Quando lido, um livro de contos pode ser apenas textos curtos abordando diversos assuntos ou traçar diversas semelhanças entre cada um deles. Nesse último caso temos os contos de Saul Melo, Entre Sombras – lançado pela editora gaúcha Dublinense em 2010 -, que carrega narrativas curtas em clima taciturno, fantasmagóricos e, em contraste, extremamente belos ao retratarem um enredo ora comum ora hermético, oscilando entre lugares banais – como condomínios – até um poço metafísico.

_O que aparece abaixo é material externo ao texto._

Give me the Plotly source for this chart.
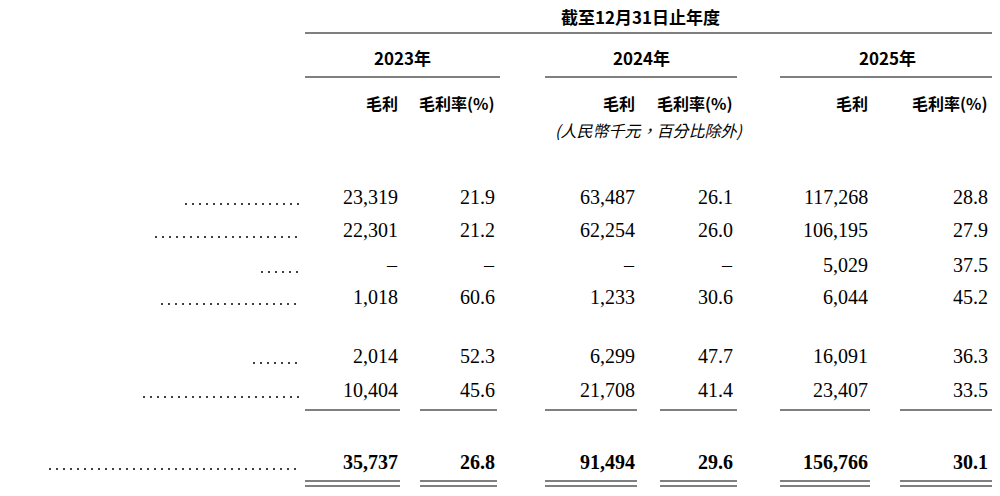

Samba em Prelúdio é o conto que foge das reflexões e permanece mais em devaneios sobre a construção de um roteiro sobre um amor platônico que surge numa roda de violão. O personagem que não se identifica revela o que viria a ser real se a realidade estampada em manchetes de jornal não despertassem desse campo de amor ilusório.

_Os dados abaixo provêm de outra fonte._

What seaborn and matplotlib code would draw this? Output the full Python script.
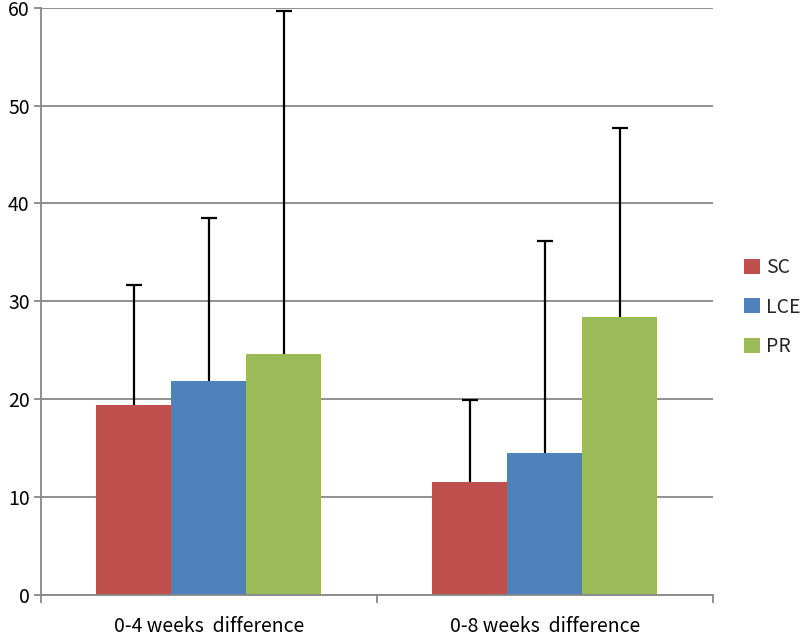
import numpy as np
import pandas as pd
import matplotlib
matplotlib.use("Agg")
import matplotlib.pyplot as plt
import seaborn as sns

# values
categories = ["0-4 weeks  difference", "0-8 weeks  difference"]
series = ["SC", "LCE", "PR"]
sc_mean = [19.4, 11.5]
lce_mean = [21.9, 14.5]
pr_mean = [24.6, 28.4]
sc_err = [12.3, 8.4]
lce_err = [16.6, 21.7]
pr_err = [35.1, 19.3]
colors = ["#C0504D", "#4F81BD", "#9BBB59"]
y_ticks = [0, 10, 20, 30, 40, 50, 60]

means = [sc_mean, lce_mean, pr_mean]
errs = [sc_err, lce_err, pr_err]
rows = []
for s, m, e in zip(series, means, errs):
    for c, mv, ev in zip(categories, m, e):
        rows.append({"category": c, "series": s, "value": mv, "err": ev})
df = pd.DataFrame(rows)

sns.set_theme(style="white")
plt.rcParams["font.family"] = ["Noto Sans CJK KR", "DejaVu Sans"]
FS = 14

fig = plt.figure(figsize=(8, 6.37), dpi=100)
ax = fig.add_axes([0.051, 0.066, 0.84, 0.922])

sns.barplot(data=df, x="category", y="value", hue="series", hue_order=series,
            order=categories, palette=colors, width=0.67, errorbar=None,
            saturation=1, ax=ax, zorder=2)

# upward-only error bars with a cap at the top only
for patch_group, s in zip(ax.containers, series):
    sub = df[df["series"] == s].set_index("category").loc[categories]
    xs = [p.get_x() + p.get_width() / 2 for p in patch_group]
    tops = sub["value"] + sub["err"]
    ax.vlines(xs, sub["value"], tops, color="black", linewidth=1.6, zorder=3)
    ax.plot(xs, tops, linestyle="none", marker="_", markersize=12,
            markeredgewidth=1.6, color="black", zorder=3, clip_on=False)

for p in ax.patches:
    p.set_edgecolor("none")

ax.set_ylim(0, 60)
ax.set_xlim(-0.5, 1.5)
ax.set_yticks(y_ticks)
ax.yaxis.grid(True, color="#888888", linewidth=1.3, zorder=0)
ax.set_axisbelow(True)
ax.set_xlabel("")
ax.set_ylabel("")

for side in ["top", "right"]:
    ax.spines[side].set_visible(False)
for side in ["left", "bottom"]:
    ax.spines[side].set_color("#888888")
    ax.spines[side].set_linewidth(1.3)

ax.tick_params(axis="y", which="major", left=True, length=5, width=1.3,
               color="#888888", labelsize=FS, pad=3, labelcolor="black")
ax.tick_params(axis="x", which="major", bottom=False, labelsize=FS, pad=9,
               labelcolor="black")
ax.set_xticks([-0.5, 0.5, 1.5], minor=True)
ax.tick_params(axis="x", which="minor", bottom=True, length=6, width=1.3,
               color="#888888")

handles, labels = ax.get_legend_handles_labels()
ax.legend(handles, labels, loc="center left", bbox_to_anchor=(1.035, 0.49),
          frameon=False, fontsize=FS, handlelength=0.8, handleheight=0.8,
          handletextpad=0.35, labelspacing=0.95, borderaxespad=0)

fig.savefig("out.png", dpi=100)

Em O Rio do Esquecimento, temos uma bela história de duas pessoas, seres ou coisas que estão numa transformação cósmica entre o nada e o lapso quase como uma metáfora sobre o surgimento do universo – ou risivelmente apenas um simples relato sobre as águas – nessa ambiguidade o leitor se encantará com a bela concepção. Contudo, Relato Breve trata do desapego de um idoso com a vida querendo esquecer os modos convencionais de sociabilidade e finalmente se entregando a solidão, mas não sem antes se entregar a algo muito mais forte do que a presença física.

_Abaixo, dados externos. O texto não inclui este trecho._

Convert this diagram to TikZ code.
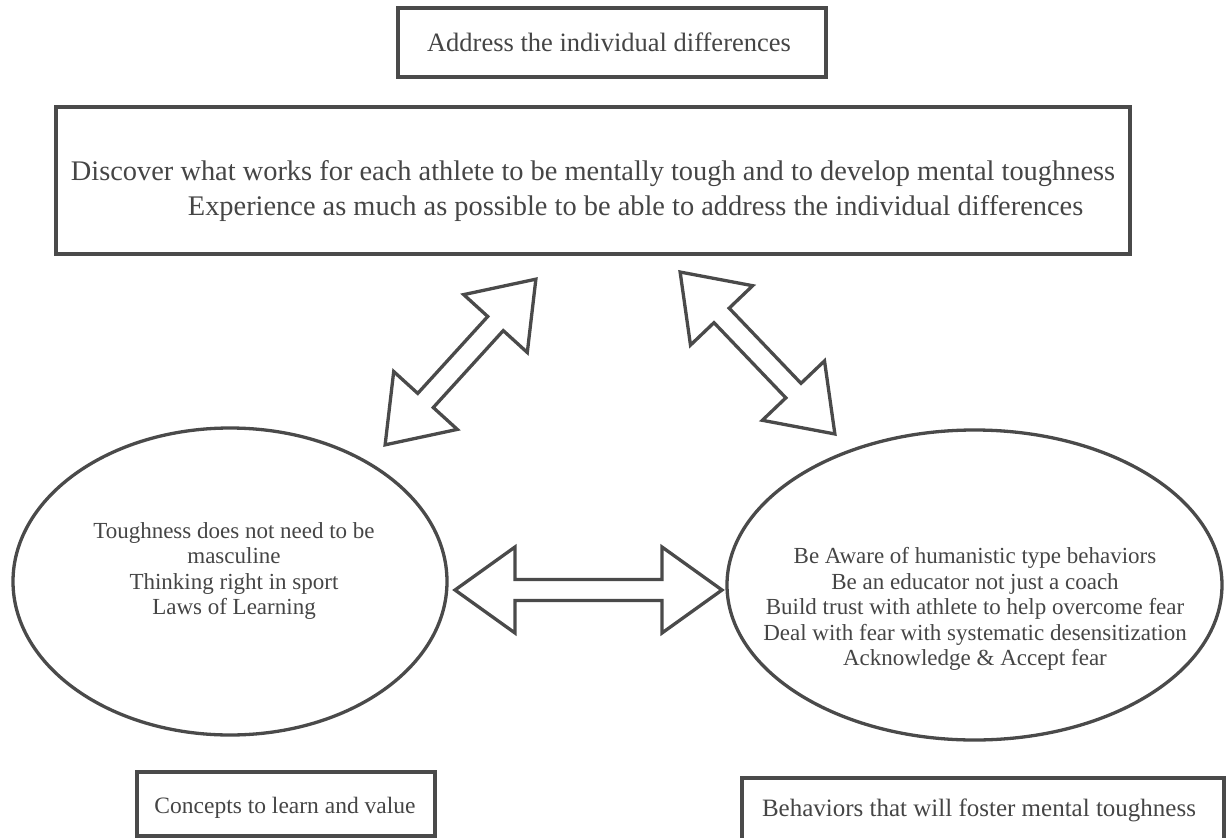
\documentclass[tikz,border=0pt]{standalone}
\usepackage{fontspec}
\setmainfont{Liberation Serif}
\usetikzlibrary{positioning,shapes.geometric}

\definecolor{framegray}{HTML}{4A4A4A}
\definecolor{inkgray}{HTML}{454545}

\tikzset{
    framebox/.style={draw=framegray, line width=4pt, rectangle, inner sep=0pt},
    oval/.style={draw=framegray, line width=3.3pt, ellipse, inner sep=0pt},
    boxtext/.style={text=inkgray, font=\fontsize{26.5}{34}\selectfont, align=center},
    ovaltext/.style={text=inkgray, font=\fontsize{23}{25.5}\selectfont, align=center},
    arrowline/.style={draw=framegray, line width=3.3pt, line join=miter, fill=white},
    fatarrow/.pic={
        \draw[arrowline] (-\halflen,0) -- (-\halflen+60,43) -- (-\halflen+60,10.5)
            -- (\halflen-60,10.5) -- (\halflen-60,43) -- (\halflen,0)
            -- (\halflen-60,-43) -- (\halflen-60,-10.5) -- (-\halflen+60,-10.5)
            -- (-\halflen+60,-43) -- cycle;
    }
}

\begin{document}
\begin{tikzpicture}[x=1pt, y=-1pt]
    \useasboundingbox (0,0) rectangle (1227,838);

    % Boxes
    \node[framebox, minimum width=428, minimum height=69] (address) at (612,42.5) {};
    \node[boxtext] (addresstext) at (609,42.5) {Address the individual differences};

    \node[framebox, minimum width=1074, minimum height=147] (discover) at (593,180.5) {};
    \node[boxtext, font=\fontsize{28.4}{35}\selectfont, align=left] (discovertext) at (593,191)
        {Discover what works for each athlete to be mentally tough and to develop mental toughness\\
         \hspace*{117pt}Experience as much as possible to be able to address the individual differences};

    % Ovals
    \node[oval, minimum width=434, minimum height=307] (concepts) at (230,581.5) {};
    \node[ovaltext] (conceptstext) at (234,571)
        {Toughness does not need to be\\ masculine\\ Thinking right in sport\\ Laws of Learning};

    \node[oval, minimum width=495, minimum height=310] (behaviors) at (974.5,585) {};
    \node[ovaltext] (behaviorstext) at (975,609)
        {Be Aware of humanistic type behaviors\\ Be an educator not just a coach\\
         Build trust with athlete to help overcome fear\\
         Deal with fear with systematic desensitization\\ Acknowledge \& Accept fear};

    % Double arrows
    \def\halflen{112}
    \pic[rotate=47.7] at (460.5,362) {fatarrow};
    \pic[rotate=-46.3] at (757.5,353) {fatarrow};
    \def\halflen{133.5}
    \pic at (588.5,590) {fatarrow};

    % Captions
    \node[framebox, minimum width=298, minimum height=64] (conceptsbox) at (286,804) {};
    \node[boxtext, font=\fontsize{23.5}{30}\selectfont] (conceptslabel) at (285,808) {Concepts to learn and value};

    \node[framebox, minimum width=482, minimum height=62] (behaviorsbox) at (983,809) {};
    \node[boxtext, font=\fontsize{25}{30}\selectfont] (behaviorslabel) at (979,810) {Behaviors that will foster mental toughness};
\end{tikzpicture}
\end{document}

Nem todos os contos de Entre Sombras são sutis ou bonitos, um dos mais decepcionantes é Visão Feroz, que narra o cotidiano violento de uma cidade a partir do olhar superior de algum ser ou criatura – revelado ao final. Nesse conto em específico não existe um tato, a violência descrita não choca e muito menos abala o leitor. Quem acaba sem fôlego é a própria história. E não é privilégio apenas dele, O Poço – conto que abre essa compilação – perde-se em tentar exaltar os clichês sobre trevas e luz para escapar dos mesmos, mas acabando preso por procurar outra forma de expressar um desespero beirando o pueril. O mesmo ocorre com o conto que dá título ao livro.

Mesmo assim restam contos curiosos como O Deus dos Mares, em que a narrativa sai tangenciando o ar reflexivo gerando uma história crível e forte sobre um gigolô e aqueles que convivem ao seu lado. Catavento e Girassol é um conto espetacular à parte que segue a história do ponto de vista de um personagem e termina na voz de outro em uma situação posterior.

Entre Sombras consegue ser lido numa tacada só mesmo com os altos e baixos. Muitos contos farão o leitor retomar a leitura diversas vezes, por mais curto que seja, para contemplar uma ótima história, e em outros casos serão facilmente deléveis por querer ir a algum lugar e não conseguir força narrativa suficiente para tal.